Instruction: Return all the data below as it stands, minus the pictures.
---------------
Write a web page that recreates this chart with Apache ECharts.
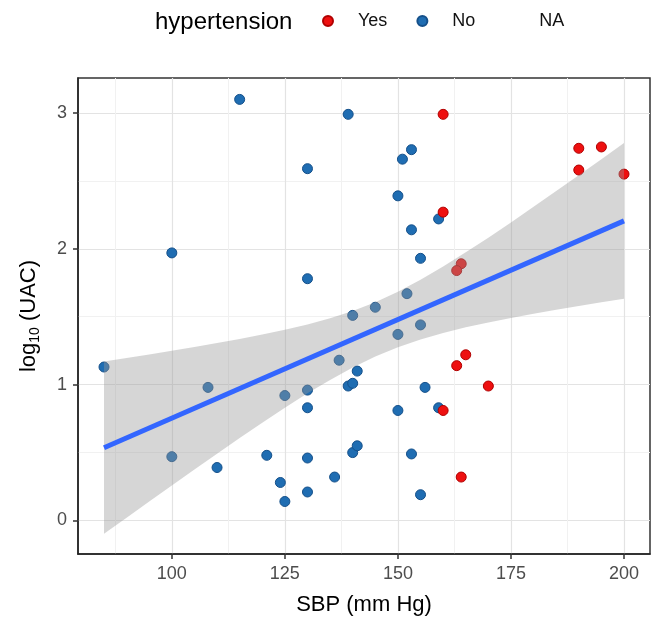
<!DOCTYPE html>
<html>
<head>
<meta charset="utf-8">
<script src="https://cdn.jsdelivr.net/npm/echarts@6/dist/echarts.min.js"></script>
<style>
html,body{margin:0;padding:0;background:#fff;}
#chart{width:656px;height:621px;}
</style>
</head>
<body>
<div id="chart"></div>
<script>
// ---- data ----
const yesX = [160, 190, 195, 190, 200, 160, 164, 163, 165, 163, 170, 160, 164];
const yesY = [2.99, 2.74, 2.75, 2.58, 2.55, 2.27, 1.89, 1.84, 1.22, 1.14, 0.99, 0.81, 0.32];

const noX = [115, 139, 130, 100, 130, 153, 151, 150, 159, 153, 155, 152, 145, 140, 85, 137, 141, 108, 130, 125,
             139, 140, 130, 100, 110, 121, 130, 124, 125, 130, 136, 140, 141, 150, 155, 156, 150, 159, 153, 155];
const noY = [3.10, 2.99, 2.59, 1.97, 1.78, 2.73, 2.66, 2.39, 2.22, 2.14, 1.93, 1.67, 1.57, 1.51, 1.13, 1.18, 1.10, 0.98, 0.96, 0.92,
             0.99, 1.01, 0.83, 0.47, 0.39, 0.48, 0.46, 0.28, 0.14, 0.21, 0.32, 0.50, 0.55, 1.37, 1.44, 0.98, 0.81, 0.83, 0.49, 0.19];

const fitX = [85, 200];
const fitY = [0.536, 2.206];

const bandX  = [85, 90, 95, 100, 105, 110, 115, 120, 125, 130, 135, 140, 145, 150, 155, 160, 165, 170, 175, 180, 185, 190, 195, 200];
const bandLo = [-0.098, 0.021, 0.140, 0.258, 0.376, 0.492, 0.607, 0.720, 0.830, 0.936, 1.035, 1.127, 1.207, 1.276, 1.333, 1.381, 1.422, 1.458, 1.491, 1.522, 1.551, 1.580, 1.607, 1.633];
const bandHi = [1.170, 1.196, 1.222, 1.249, 1.277, 1.306, 1.336, 1.369, 1.404, 1.443, 1.489, 1.543, 1.607, 1.684, 1.772, 1.870, 1.974, 2.082, 2.194, 2.309, 2.425, 2.542, 2.660, 2.779];

const xTicks = [100, 125, 150, 175, 200];
const xMinor = [87.5, 112.5, 137.5, 162.5, 187.5];
const yTicks = [0, 1, 2, 3];
const yMinor = [0.5, 1.5, 2.5];

const legendNames = ['Yes', 'No', 'NA'];
const legendTitle = 'hypertension';

// ---- chart ----
const FONT = '"Liberation Sans", Arial, Helvetica, sans-serif';
const chart = echarts.init(document.getElementById('chart'), null, {renderer: 'canvas'});

const toPairs = (xs, ys) => xs.map((x, i) => [x, ys[i]]);

const option = {
  animation: false,
  backgroundColor: '#fff',
  title: {
    text: legendTitle, left: 155, top: 10, padding: 0,
    textStyle: {fontFamily: FONT, fontSize: 24, fontWeight: 'normal', color: '#000'}
  },
  legend: {
    left: 322, top: 12, padding: 0,
    itemWidth: 10, itemHeight: 10, itemGap: 29,
    icon: 'circle',
    data: legendNames,
    textStyle: {fontFamily: FONT, fontSize: 18, color: '#111', padding: [0, 0, 0, 20]},
    selectedMode: false
  },
  grid: {
    left: 78, top: 78, width: 572, height: 479,
    show: true, borderColor: '#333', borderWidth: 1.5, backgroundColor: '#fff'
  },
  xAxis: [{
    type: 'value', min: 79.25, max: 205.75,
    name: 'SBP (mm Hg)', nameLocation: 'middle', nameGap: 40,
    nameTextStyle: {fontFamily: FONT, fontSize: 22, color: '#000'},
    axisLine: {show: true, onZero: false, lineStyle: {color: '#222', width: 1.5}},
    axisTick: {show: true, length: 5, lineStyle: {color: '#333', width: 1.5}, customValues: xTicks},
    axisLabel: {fontFamily: FONT, fontSize: 18, color: '#4d4d4d', margin: 11, customValues: xTicks},
    splitLine: {show: true, lineStyle: {color: '#e3e3e3', width: 1.2}}
  }, {
    type: 'value', min: 79.25, max: 205.75, position: 'top', gridIndex: 0,
    axisLine: {show: false, onZero: false}, axisTick: {show: false, customValues: xMinor},
    axisLabel: {show: false, customValues: xMinor},
    splitLine: {show: true, lineStyle: {color: '#f1f1f1', width: 1}}
  }],
  yAxis: [{
    type: 'value', min: -0.2465, max: 3.2575,
    name: '{a|log}{s|10}{a| (UAC)}', nameLocation: 'middle', nameGap: 36,
    nameTextStyle: {
      fontFamily: FONT, color: '#000',
      rich: {
        a: {fontFamily: FONT, fontSize: 22, color: '#000', lineHeight: 26},
        s: {fontFamily: FONT, fontSize: 14, color: '#000', lineHeight: 14, verticalAlign: 'bottom'}
      }
    },
    axisLine: {show: true, onZero: false, lineStyle: {color: '#222', width: 1.5}},
    axisTick: {show: true, length: 5, lineStyle: {color: '#333', width: 1.5}, customValues: yTicks},
    axisLabel: {fontFamily: FONT, fontSize: 18, color: '#4d4d4d', margin: 11, customValues: yTicks},
    splitLine: {show: true, lineStyle: {color: '#e3e3e3', width: 1.2}}
  }, {
    type: 'value', min: -0.2465, max: 3.2575, position: 'right', gridIndex: 0,
    axisLine: {show: false, onZero: false}, axisTick: {show: false, customValues: yMinor},
    axisLabel: {show: false, customValues: yMinor},
    splitLine: {show: true, lineStyle: {color: '#f1f1f1', width: 1}}
  }],
  series: [
    {
      name: 'No', type: 'scatter', z: 2, symbolSize: 10,
      itemStyle: {color: '#1f6db2', borderColor: '#15508a', borderWidth: 1, opacity: 1},
      data: toPairs(noX, noY)
    },
    {
      name: 'Yes', type: 'scatter', z: 2, symbolSize: 10,
      itemStyle: {color: '#ee1010', borderColor: '#b00000', borderWidth: 1, opacity: 1},
      data: toPairs(yesX, yesY)
    },
    {
      name: 'NA', type: 'scatter', z: 2, symbolSize: 10,
      itemStyle: {color: 'rgba(0,0,0,0)'},
      data: []
    },
    {
      name: 'band', type: 'custom', z: 3, silent: true,
      data: [[bandX[0], bandLo[0]]],
      renderItem: function (params, api) {
        const pts = [];
        for (let i = 0; i < bandX.length; i++) pts.push(api.coord([bandX[i], bandHi[i]]));
        for (let i = bandX.length - 1; i >= 0; i--) pts.push(api.coord([bandX[i], bandLo[i]]));
        return {type: 'polygon', shape: {points: pts}, style: {fill: 'rgba(153,153,153,0.4)'}};
      }
    },
    {
      name: 'fit', type: 'line', z: 4, silent: true, symbol: 'none',
      lineStyle: {color: '#3366ff', width: 5},
      data: toPairs(fitX, fitY)
    }
  ]
};
chart.setOption(option);
</script>
</body>
</html>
---------------
Complete answer:
Write a web page that recreates this chart with Apache ECharts.
<!DOCTYPE html>
<html>
<head>
<meta charset="utf-8">
<script src="https://cdn.jsdelivr.net/npm/echarts@6/dist/echarts.min.js"></script>
<style>
html,body{margin:0;padding:0;background:#fff;}
#chart{width:656px;height:621px;}
</style>
</head>
<body>
<div id="chart"></div>
<script>
// ---- data ----
const yesX = [160, 190, 195, 190, 200, 160, 164, 163, 165, 163, 170, 160, 164];
const yesY = [2.99, 2.74, 2.75, 2.58, 2.55, 2.27, 1.89, 1.84, 1.22, 1.14, 0.99, 0.81, 0.32];

const noX = [115, 139, 130, 100, 130, 153, 151, 150, 159, 153, 155, 152, 145, 140, 85, 137, 141, 108, 130, 125,
             139, 140, 130, 100, 110, 121, 130, 124, 125, 130, 136, 140, 141, 150, 155, 156, 150, 159, 153, 155];
const noY = [3.10, 2.99, 2.59, 1.97, 1.78, 2.73, 2.66, 2.39, 2.22, 2.14, 1.93, 1.67, 1.57, 1.51, 1.13, 1.18, 1.10, 0.98, 0.96, 0.92,
             0.99, 1.01, 0.83, 0.47, 0.39, 0.48, 0.46, 0.28, 0.14, 0.21, 0.32, 0.50, 0.55, 1.37, 1.44, 0.98, 0.81, 0.83, 0.49, 0.19];

const fitX = [85, 200];
const fitY = [0.536, 2.206];

const bandX  = [85, 90, 95, 100, 105, 110, 115, 120, 125, 130, 135, 140, 145, 150, 155, 160, 165, 170, 175, 180, 185, 190, 195, 200];
const bandLo = [-0.098, 0.021, 0.140, 0.258, 0.376, 0.492, 0.607, 0.720, 0.830, 0.936, 1.035, 1.127, 1.207, 1.276, 1.333, 1.381, 1.422, 1.458, 1.491, 1.522, 1.551, 1.580, 1.607, 1.633];
const bandHi = [1.170, 1.196, 1.222, 1.249, 1.277, 1.306, 1.336, 1.369, 1.404, 1.443, 1.489, 1.543, 1.607, 1.684, 1.772, 1.870, 1.974, 2.082, 2.194, 2.309, 2.425, 2.542, 2.660, 2.779];

const xTicks = [100, 125, 150, 175, 200];
const xMinor = [87.5, 112.5, 137.5, 162.5, 187.5];
const yTicks = [0, 1, 2, 3];
const yMinor = [0.5, 1.5, 2.5];

const legendNames = ['Yes', 'No', 'NA'];
const legendTitle = 'hypertension';

// ---- chart ----
const FONT = '"Liberation Sans", Arial, Helvetica, sans-serif';
const chart = echarts.init(document.getElementById('chart'), null, {renderer: 'canvas'});

const toPairs = (xs, ys) => xs.map((x, i) => [x, ys[i]]);

const option = {
  animation: false,
  backgroundColor: '#fff',
  title: {
    text: legendTitle, left: 155, top: 10, padding: 0,
    textStyle: {fontFamily: FONT, fontSize: 24, fontWeight: 'normal', color: '#000'}
  },
  legend: {
    left: 322, top: 12, padding: 0,
    itemWidth: 10, itemHeight: 10, itemGap: 29,
    icon: 'circle',
    data: legendNames,
    textStyle: {fontFamily: FONT, fontSize: 18, color: '#111', padding: [0, 0, 0, 20]},
    selectedMode: false
  },
  grid: {
    left: 78, top: 78, width: 572, height: 479,
    show: true, borderColor: '#333', borderWidth: 1.5, backgroundColor: '#fff'
  },
  xAxis: [{
    type: 'value', min: 79.25, max: 205.75,
    name: 'SBP (mm Hg)', nameLocation: 'middle', nameGap: 40,
    nameTextStyle: {fontFamily: FONT, fontSize: 22, color: '#000'},
    axisLine: {show: true, onZero: false, lineStyle: {color: '#222', width: 1.5}},
    axisTick: {show: true, length: 5, lineStyle: {color: '#333', width: 1.5}, customValues: xTicks},
    axisLabel: {fontFamily: FONT, fontSize: 18, color: '#4d4d4d', margin: 11, customValues: xTicks},
    splitLine: {show: true, lineStyle: {color: '#e3e3e3', width: 1.2}}
  }, {
    type: 'value', min: 79.25, max: 205.75, position: 'top', gridIndex: 0,
    axisLine: {show: false, onZero: false}, axisTick: {show: false, customValues: xMinor},
    axisLabel: {show: false, customValues: xMinor},
    splitLine: {show: true, lineStyle: {color: '#f1f1f1', width: 1}}
  }],
  yAxis: [{
    type: 'value', min: -0.2465, max: 3.2575,
    name: '{a|log}{s|10}{a| (UAC)}', nameLocation: 'middle', nameGap: 36,
    nameTextStyle: {
      fontFamily: FONT, color: '#000',
      rich: {
        a: {fontFamily: FONT, fontSize: 22, color: '#000', lineHeight: 26},
        s: {fontFamily: FONT, fontSize: 14, color: '#000', lineHeight: 14, verticalAlign: 'bottom'}
      }
    },
    axisLine: {show: true, onZero: false, lineStyle: {color: '#222', width: 1.5}},
    axisTick: {show: true, length: 5, lineStyle: {color: '#333', width: 1.5}, customValues: yTicks},
    axisLabel: {fontFamily: FONT, fontSize: 18, color: '#4d4d4d', margin: 11, customValues: yTicks},
    splitLine: {show: true, lineStyle: {color: '#e3e3e3', width: 1.2}}
  }, {
    type: 'value', min: -0.2465, max: 3.2575, position: 'right', gridIndex: 0,
    axisLine: {show: false, onZero: false}, axisTick: {show: false, customValues: yMinor},
    axisLabel: {show: false, customValues: yMinor},
    splitLine: {show: true, lineStyle: {color: '#f1f1f1', width: 1}}
  }],
  series: [
    {
      name: 'No', type: 'scatter', z: 2, symbolSize: 10,
      itemStyle: {color: '#1f6db2', borderColor: '#15508a', borderWidth: 1, opacity: 1},
      data: toPairs(noX, noY)
    },
    {
      name: 'Yes', type: 'scatter', z: 2, symbolSize: 10,
      itemStyle: {color: '#ee1010', borderColor: '#b00000', borderWidth: 1, opacity: 1},
      data: toPairs(yesX, yesY)
    },
    {
      name: 'NA', type: 'scatter', z: 2, symbolSize: 10,
      itemStyle: {color: 'rgba(0,0,0,0)'},
      data: []
    },
    {
      name: 'band', type: 'custom', z: 3, silent: true,
      data: [[bandX[0], bandLo[0]]],
      renderItem: function (params, api) {
        const pts = [];
        for (let i = 0; i < bandX.length; i++) pts.push(api.coord([bandX[i], bandHi[i]]));
        for (let i = bandX.length - 1; i >= 0; i--) pts.push(api.coord([bandX[i], bandLo[i]]));
        return {type: 'polygon', shape: {points: pts}, style: {fill: 'rgba(153,153,153,0.4)'}};
      }
    },
    {
      name: 'fit', type: 'line', z: 4, silent: true, symbol: 'none',
      lineStyle: {color: '#3366ff', width: 5},
      data: toPairs(fitX, fitY)
    }
  ]
};
chart.setOption(option);
</script>
</body>
</html>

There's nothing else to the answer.